Stuart Adamson - The Skids

The Skids

Adamson founded The Skids in 1977, when he was 18. Adamson and Simpson first recruited drummer Thomas Kellichan. They played as a trio around Dunfermline and Edinburgh until running into "the only other punk in town" on a street corner, 16-year-old Richard Jobson. Jobson was recruited as a frontman; Adamson and Jobson both wrote songs for the band.

The Skids' biggest success was the single "Into the Valley" in 1979, which did well in the UK charts, and still regularly appears in anthologies. The band had four singles chart in the UK that year. Adamson was involved with three of their four albums, leaving in 1980 before Joy. Jobson's influence had increased in the band, which may have led to the increasing disputes between the two artists.

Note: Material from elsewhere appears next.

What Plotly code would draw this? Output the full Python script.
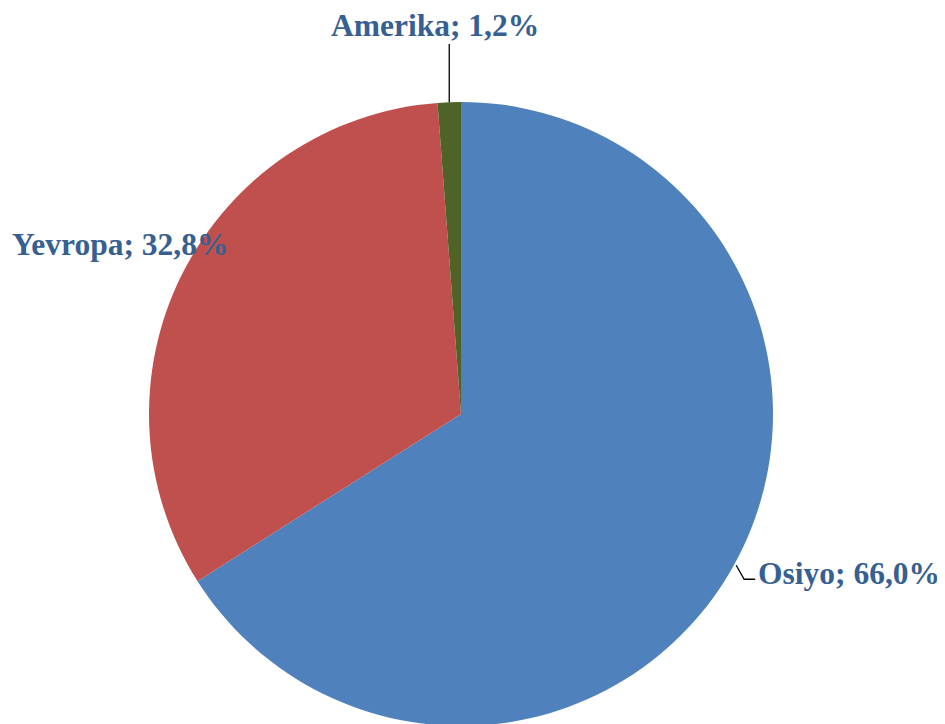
import math
import plotly.graph_objects as go

labels = ["Osiyo", "Yevropa", "Amerika"]
values = [66.0, 32.8, 1.2]
value_text = ["66,0%", "32,8%", "1,2%"]
colors = ["#4F81BD", "#C0504D", "#4F6228"]

W, H = 945, 724
OFF = 8  # page body margin
CX, CY, R = 461, 414, 312  # target screen pixel centre / radius of pie

fig = go.Figure(go.Pie(
    labels=labels, values=values, sort=False, direction="clockwise",
    rotation=0, textinfo="none", hoverinfo="label+percent",
    marker=dict(colors=colors, line=dict(width=0)),
    domain=dict(x=[(CX - OFF - R) / W, (CX - OFF + R) / W],
                y=[max(0, (H - (CY - OFF) - R) / H), (H - (CY - OFF) + R) / H]),
    showlegend=False,
))

def px2paper(x, y):
    return (x - OFF) / W, 1 - (y - OFF) / H

total = sum(values)
mids = []
acc = 0
for v in values:
    mids.append((acc + v / 2) / total * 360)
    acc += v

def edge(angle, r=R):
    a = math.radians(angle)
    return CX + r * math.sin(a), CY - r * math.cos(a)

font = dict(family="Liberation Serif, Times New Roman, serif", size=31.5, color="#376092")
annotations = []
shapes = []

# Osiyo: bent leader line, label to the right
ex, ey = edge(mids[0], R + 2)
p1 = (ex + 8, ey + 14)
p2 = (p1[0] + 11, p1[1])
x0, y0 = px2paper(ex, ey); x1, y1 = px2paper(*p1); x2, y2 = px2paper(*p2)
shapes.append(dict(type="path", xref="paper", yref="paper",
                   path=f"M {x0} {y0} L {x1} {y1} L {x2} {y2}",
                   line=dict(color="black", width=1.3)))
lx, ly = px2paper(p2[0] + 1, p2[1] - 6)
annotations.append(dict(x=lx, y=ly, xref="paper", yref="paper", xanchor="left", yanchor="middle",
                        text=f"<b>{labels[0]}; {value_text[0]}</b>", showarrow=False, font=font))

# Yevropa: label overlapping left edge
ex, ey = edge(mids[1], R)
lx, ly = px2paper(ex + 48, ey - 30)
annotations.append(dict(x=lx, y=ly, xref="paper", yref="paper", xanchor="right", yanchor="middle",
                        text=f"<b>{labels[1]}; {value_text[1]}</b>", showarrow=False, font=font))

# Amerika: vertical leader line, label above
ex, ey = edge(mids[2], R)
top = (ex, 44)
x0, y0 = px2paper(ex, ey); x1, y1 = px2paper(*top)
shapes.append(dict(type="line", xref="paper", yref="paper", x0=x0, y0=y0, x1=x1, y1=y1,
                   line=dict(color="black", width=1.3)))
lx, ly = px2paper(ex - 14, 25)
annotations.append(dict(x=lx, y=ly, xref="paper", yref="paper", xanchor="center", yanchor="middle",
                        text=f"<b>{labels[2]}; {value_text[2]}</b>", showarrow=False, font=font))

fig.update_layout(width=W, height=H, margin=dict(l=0, r=0, t=0, b=0),
                  paper_bgcolor="white", plot_bgcolor="white",
                  annotations=annotations, shapes=shapes)
fig.write_html("out.html")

Six years later, Adamson reported he had suffered a nervous breakdown at around this point in his life. He seems to have kept any such problems deeply private though. Jobson later said "This was a guy who had a mortgage, a wife and a family when we were all trying to live some mythic punk lifestyle. He seemed level-headed, grounded."

Adamson was a large part of The Skids' sound, which set it apart from many of the punk/New Wave bands of the period, including slow riffs, as opposed to speedily played ones, which anticipated Black Flag and Grunge's "slow punk".